Naturally, Emacs can do that - it’s just M-| (shell-command-on-region) with vanilla bindings. (prefix with C-u to output the result back into the same buffer).
It’s possible that what I’m about to suggest is … not useful to you, but just in case:
If you don’t need LSP/Merlin, then might I suggest running Emacs locally on your Mac, and using tramp-mode to access remote filesystems ? I’ve been doing that pretty much exclusively for … 30+ years (before TRAMP, ange-ftp) and it works great. You get a local GUI Emacs, with all the responsiveness, a single editor experience across many machines you might access, etc. You can M-x compile, etc, no problemo (TRAMP figures out it needs to ssh to the remote machine to run the compile command).

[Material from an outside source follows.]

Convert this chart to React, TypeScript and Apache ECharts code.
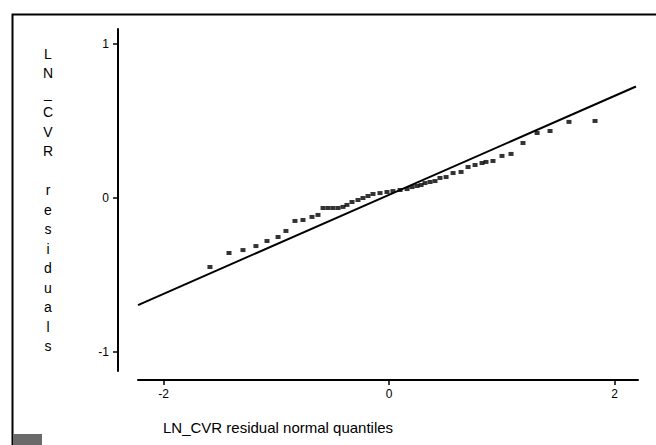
import React, { useEffect, useRef } from "react";
import * as echarts from "echarts";

// Normal quantile plot of LN_CVR residuals
const quantiles = [
  -1.588, -1.419, -1.295, -1.18, -1.082, -0.984, -0.914, -0.834, -0.763, -0.683,
  -0.63, -0.585, -0.541, -0.497, -0.452, -0.408, -0.373, -0.328, -0.275, -0.231,
  -0.186, -0.142, -0.08, -0.018, 0.035, 0.098, 0.16, 0.204, 0.248, 0.284,
  0.319, 0.364, 0.408, 0.452, 0.506, 0.568, 0.639, 0.701, 0.763, 0.825,
  0.86, 0.922, 1.002, 1.082, 1.188, 1.313, 1.428, 1.596, 1.827,
];
const residuals = [
  -0.448, -0.357, -0.338, -0.312, -0.279, -0.253, -0.214, -0.149, -0.143, -0.123,
  -0.11, -0.065, -0.065, -0.065, -0.065, -0.058, -0.045, -0.026, -0.013, 0.0,
  0.013, 0.026, 0.032, 0.039, 0.045, 0.052, 0.058, 0.071, 0.078, 0.084,
  0.097, 0.104, 0.11, 0.13, 0.136, 0.162, 0.169, 0.201, 0.214, 0.227,
  0.234, 0.24, 0.273, 0.286, 0.357, 0.422, 0.435, 0.494, 0.5,
];
const fitX = [-2.226, 2.19];
const fitY = [-0.695, 0.724];
const xTicks = [-2, 0, 2];
const yTicks = [-1, 0, 1];
const xTitle = "LN_CVR residual normal quantiles";
const yTitle = ["L", "N", "_", "C", "V", "R", " ", "r", "e", "s", "i", "d", "u", "a", "l", "s"];

const FONT = "'Liberation Sans', Arial, Helvetica, sans-serif";

export default function App() {
  const ref = useRef<HTMLDivElement>(null);
  useEffect(() => {
    if (!ref.current) return;
    const chart = echarts.init(ref.current, undefined, { renderer: "svg" });
    const points = quantiles.map((q, i) => [q, residuals[i]]);
    const fit = fitX.map((x, i) => [x, fitY[i]]);
    chart.setOption({
      animation: false,
      backgroundColor: "#ffffff",
      textStyle: { fontFamily: FONT, color: "#000" },
      grid: { left: 138, right: 18, top: 29, bottom: 74 },
      xAxis: {
        type: "value",
        min: -2.226,
        max: 2.208,
        offset: 9,
        axisLine: { show: true, onZero: false, lineStyle: { color: "#000", width: 2 } },
        axisTick: { show: true, customValues: xTicks, length: 5, lineStyle: { color: "#000", width: 1.5 } },
        axisLabel: { customValues: xTicks, margin: 8, color: "#000", fontSize: 12, fontFamily: FONT },
        splitLine: { show: false },
      },
      yAxis: {
        type: "value",
        min: -1.123,
        max: 1.097,
        offset: 20,
        name: yTitle.join("\n"),
        nameLocation: "middle",
        nameRotate: 0,
        nameGap: 70,
        nameTextStyle: {
          align: "center",
          verticalAlign: "middle",
          fontSize: 14,
          lineHeight: 19.5,
          color: "#000",
          fontFamily: FONT,
        },
        axisLine: { show: true, onZero: false, lineStyle: { color: "#000", width: 2 } },
        axisTick: { show: true, customValues: yTicks, length: 5, lineStyle: { color: "#000", width: 1.5 } },
        axisLabel: { customValues: yTicks, margin: 9, color: "#000", fontSize: 12, fontFamily: FONT },
        splitLine: { show: false },
      },
      graphic: [
        {
          type: "polyline",
          shape: { points: [[12.5, 445], [12.5, 14.5], [656, 14.5]] },
          style: { stroke: "#000", lineWidth: 2, fill: null },
          silent: true,
        },
        {
          type: "rect",
          shape: { x: 13, y: 434, width: 29, height: 11 },
          style: { fill: "#6a6a6a" },
          silent: true,
        },
        {
          type: "text",
          x: 163,
          y: 427,
          style: {
            text: xTitle,
            fontSize: 15,
            fontFamily: FONT,
            fill: "#000",
            textVerticalAlign: "middle",
            verticalAlign: "middle",
          },
          silent: true,
        },
      ],
      series: [
        {
          type: "line",
          data: fit,
          symbol: "none",
          lineStyle: { color: "#000", width: 2 },
          silent: true,
          z: 2,
        },
        {
          type: "scatter",
          data: points,
          symbol: "rect",
          symbolSize: [5, 4],
          itemStyle: { color: "#000" },
          silent: true,
          z: 3,
        },
      ],
    });
    return () => chart.dispose();
  }, []);
  return (
    <div
      ref={ref}
      style={{ position: "fixed", left: 0, top: 0, width: 656, height: 445, background: "#fff" }}
    />
  );
}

I know some people have mentioned that LSP/Merlin don’t seem to work over SSH, and since I don’t use 'em, I don’t know whether that’s fixable. But I kinda suspect it is, since magit-mode (Emacs git mode) works remotely no problemo.
having a local ssh-agent and using ControlMaster channels also makes this work really sweetly.
But OTOH, if you don’t like “living on the control key”, this might not be a useful suggestion.
That’s partly why I suggested Doom, which comes with vim bindings (evil-mode) out of the box. Not that it would be too hard to set up on a barebones config either. But Doom also comes with a space-triggered menu (ala Spacemacs) for all the non-vim commands, so you don’t ever have to touch Ctrl or Alt.
I use Emacs as an IDE, not a text editor. For that purpose I use vim, which is always going to boot faster, and for the most part the key bindings work the same in both.
It’s the bee’s knees. Seriously! I never fire up editors on remote machines except for editing things under sudo. The only limitation is that it’s too complicated to set up the edit-server stuff so you can run emacsclient on the remote machine and have the file show up in your local emacs. I’ve read instructions on how to do that, but … too damn complicated. Someday I’ll look into how chromeos does it from inside the linux container, and try to replicate that.
Here’s my personal Emacs config for OCaml programming (it’s based on use-package, but this can converted to the plain old config format easily):
;;;; OCaml support
;; major mode for editing OCaml code
;; it also features basic toplevel integration
(use-package tuareg
:ensure t
:mode (("\\.ocamlinit\\'" . tuareg-mode)))
;; major mode for editing Dune files
(use-package dune
:ensure t)
;; Merlin provides a lot of IDE-like features for OCaml editors
;; e.g. code completion, go to definition, show type of expression, etc
(use-package merlin
:ensure t
:config
(add-hook 'tuareg-mode-hook #'merlin-mode)
(add-hook 'merlin-mode-hook #'company-mode)
;; we're using flycheck instead
(setq merlin-error-after-save nil))
;; eldoc integration for Merlin
(use-package merlin-eldoc
:ensure t
:hook ((tuareg-mode) . merlin-eldoc-setup))
;; Code Linting
;; This uses Merlin internally
(use-package flycheck-ocaml
:ensure t
:config
(flycheck-ocaml-setup))
;; utop integration
(use-package utop
:ensure t
:config
(add-hook 'tuareg-mode-hook #'utop-minor-mode))
I’d say you can start with just tuareg, dune and merlin initially and include additional packages down the road. I’ve preferred to use merlin-mode directly over using OCamlLISP as the LSP server is implemented in terms of Merlin anyways, and I like the simplicity of merlin-mode.